## Data excerpt
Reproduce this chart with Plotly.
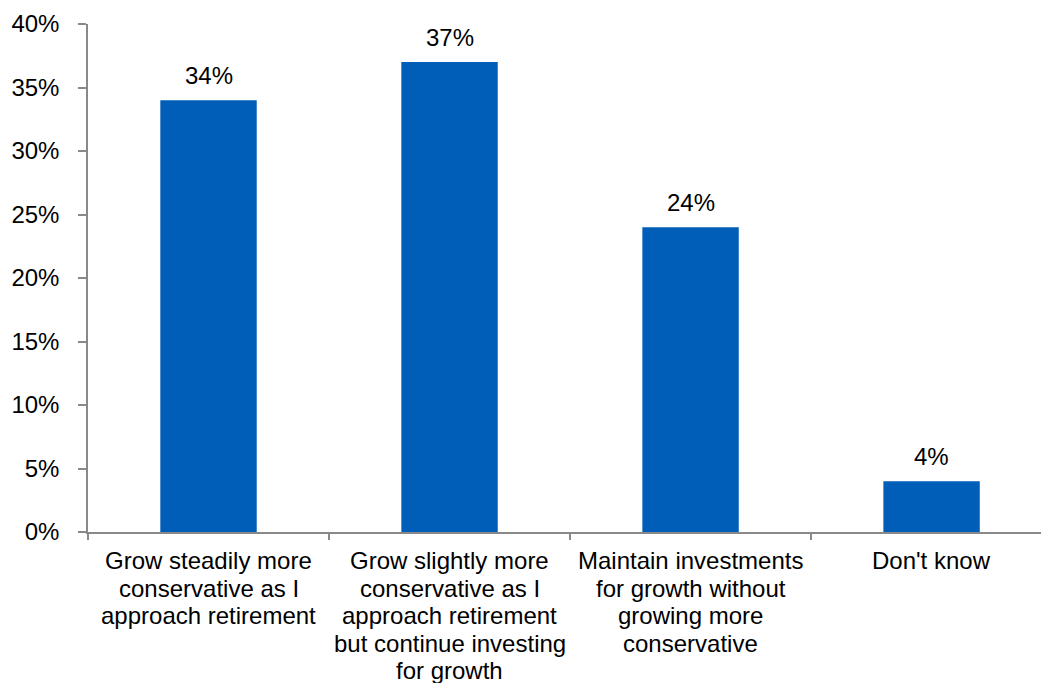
import plotly.graph_objects as go

# Survey responses: how the respondent's investment mix should change
categories = [
    "Grow steadily more<br>conservative as I<br>approach retirement",
    "Grow slightly more<br>conservative as I<br>approach retirement<br>but continue investing<br>for growth",
    "Maintain investments<br>for growth without<br>growing more<br>conservative",
    "Don't know",
]
shares = [34, 37, 24, 4]
y_ticks = [0, 5, 10, 15, 20, 25, 30, 35, 40]
y_tick_labels = [f"{v}%" for v in y_ticks]

BAR_COLOR = "#005EB8"
AXIS_COLOR = "#898989"
FONT = dict(family="Liberation Sans, Arial, sans-serif", size=24, color="#000000")
LABEL_TOP = -13      # px below the x axis where the first label line starts
LINE_STEP = 27.5     # px between wrapped label lines

fig = go.Figure(
    go.Bar(
        x=categories,
        y=shares,
        width=0.4,
        marker=dict(color=BAR_COLOR, line=dict(width=0)),
        hoverinfo="skip",
    )
)

# Value labels sitting above each bar
for cat, val in zip(categories, shares):
    fig.add_annotation(
        x=cat, y=val, text=f"{val}%", showarrow=False,
        xref="x", yref="y", yanchor="bottom", yshift=9,
        font=FONT,
    )

# Category labels, one line at a time for tighter line spacing
for cat in categories:
    for i, line in enumerate(cat.split("<br>")):
        fig.add_annotation(
            x=cat, y=0, text=line, showarrow=False,
            xref="x", yref="paper", yanchor="top", xanchor="center",
            yshift=LABEL_TOP - LINE_STEP * i,
            font=FONT,
        )

fig.update_layout(
    width=1041,
    height=683,
    margin=dict(l=88, r=0, t=24, b=151),
    paper_bgcolor="white",
    plot_bgcolor="white",
    showlegend=False,
    font=FONT,
    bargap=0.6,
)

fig.update_xaxes(
    type="category",
    range=[-0.5, 3.454],
    showline=True, linecolor=AXIS_COLOR, linewidth=1.5,
    ticks="outside", tickson="boundaries", ticklen=6,
    tickcolor=AXIS_COLOR, tickwidth=1.5,
    showgrid=False, showticklabels=False, automargin=False,
)
fig.update_yaxes(
    range=[0, 40],
    tickvals=y_ticks, ticktext=y_tick_labels,
    showline=True, linecolor=AXIS_COLOR, linewidth=1.5,
    ticks="outside", ticklen=8, tickcolor=AXIS_COLOR, tickwidth=1.5,
    showgrid=False, zeroline=False, tickfont=FONT,
    ticklabelstandoff=14, automargin=False,
)

fig.write_html("out.html")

## Task directions
Repeat, word for word and with no pictures, only the lines running from the beginning of the data to the line that contains "import plotly.graph_objects as go".

## Correct response
Reproduce this chart with Plotly.
import plotly.graph_objects as go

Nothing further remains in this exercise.